A história do genocídio de povos indígenas no Brasil ainda não acabou.
Tudo começou em 1500, com o deslumbramento calculista do colonizador europeu. Entre ele e as riquezas que aquela nova terra prometia, havia, entretanto, um porém. Indivíduos de pele castanha, cabelos escuros e familiaridade absoluta com o meio que os rodeava. Cinco milhões deles.
Primitivos. Atrasados. Selvagens. Imorais. Era assim que os portugueses os viam e, com o aval da Igreja Católica (que cogitou que eles não tinham alma), a matança começou. E mesmo quando a Igreja Católica rapidamente voltou atrás e disse “não, peraí, eles têm alma, sim, só precisam ser ensinados, catequizados, subjugados, dominados, etc”, os portugueses continuaram vendo naqueles seres de olhos amendoados homens que não eram bem homens e mulheres que não eram bem mulheres. E a matança continuou.
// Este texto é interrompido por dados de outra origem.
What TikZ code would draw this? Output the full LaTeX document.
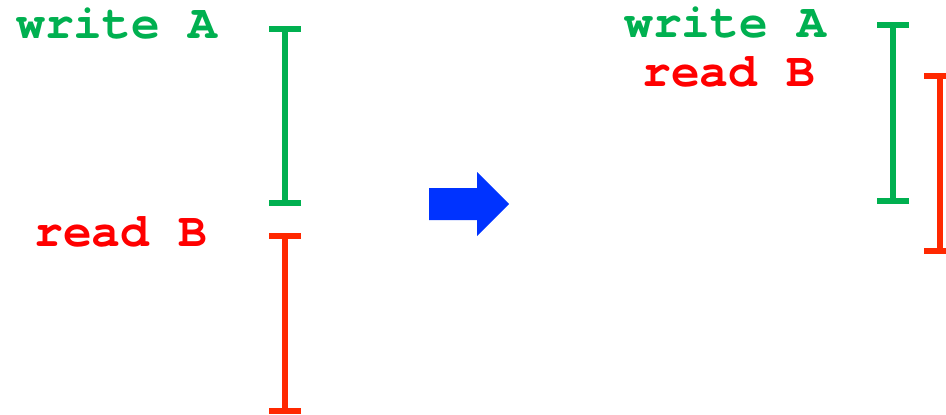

Continuou de diferentes formas. Alguns povos, inconformados e rebelados contra a dominação, foram exterminados em massa. Outros foram escravizados e catequizados, exterminados de dentro para fora. Muitos milhares de outros padeceram ao dar de cara com uma infinidade de doenças que seus corpos despreparados nunca tinham encontrado antes.
E existiram ainda os momentos em que as coisas ficaram muito confusas, e tupinambás se aliaram a franceses para derrubar portugueses, que já estavam aliados a tupiniquins, que queriam ajuda para derrubar os tupinambás, e no fim padres tiveram que intervir e negociar tratados de paz que não chegaram a durar nem um ano.
Paz de Iperoig, o primeiro tratado de paz das Américas.
De qualquer forma, os povos indígenas morriam. Morriam a rodo. E quando parecia que os portugueses iam desistir deles para focar na parcela de escravizados africanos que não morria a rodo na travessia do Atlântico, vieram os tais bandeirantes. Os desbravadores sanguinários que forçaram os limites das fronteiras do Brasil com a escravidão e o genocídio implacável de todo e qualquer indígena que atravessasse seu caminho.
E cuja glorificação ainda hoje deveria dar engulhos até no mais orgulhoso patriota.
Mas isso tudo faz muito tempo, tem quem diga. Hoje até comemoramos o dia do índio, uh, uh, uh, uh, uh, uh, penas no cabelo e tudo.
É verdade que muita coisa mudou. A Igreja Católica resolveu que os indígenas tinham alma — os jesuítas defenderam os seus direitos (mas aniquilaram sua cultura, ops!) — os artistas do século XIX os chamaram de “o bom selvagem”, pacíficos, indefesos, incapazes — o que levou o Estado a decidir tutelar a sua existência de cidadão de segunda classe…e assim continuar a ensinar, catequizar, controlar, subjugar, dominar, ops! — reservas indígenas foram criadas… — e tiveram suas fronteiras ignoradas por grileiros, posseiros, fazendeiros, trambiqueiros, assim como todas as legislações já criadas de proteção ao índio desde o longínquo ano de 1549, meio século depois de quando tudo começou.
Muita coisa mudou. Mas muita coisa mudou tão sem rumo e sem vontade e de qualquer jeito que acabou dando a volta completa e chegando no mesmo lugar: nos indígenas morrendo. A rodo. De cinco milhões, restaram setecentos mil.
A marginalização do indígena, o seu status de cidadão de segunda classe, o descaso com a sua existência, os espaços reduzidos a que ele foi confinado; a precariedade a que ele é submetido. Tudo isso contribui consideravelmente para as suas gigantes taxas de mortalidade infantil; de mortes por doenças infecciosas e parasitárias; do seu índice assustador de suicídios…
…(se os povos indígenas do Brasil formassem um país, ele teria a segunda maior taxa de suicídios no mundo);
e dos assassinatos constantes, que prosseguem numa linha contínua desde 1500, configurando um genocídio interminável de mais de quinhentos anos. Durante a ditadura militar, mais de 8 mil foram mortos por estarem no caminho das estradas idealizadas pelo Programa de Integração Nacional, que levaria o “progresso” para os confins da mata amazônica. Os Waimiri-Atroari perderam 75% de sua população em menos de quinze anos. Os Panarás perderam 84%. O número de Parakanãs no Pará caiu pela metade. Sobraram apenas 10% dos Yanomamis do rio Ajarani.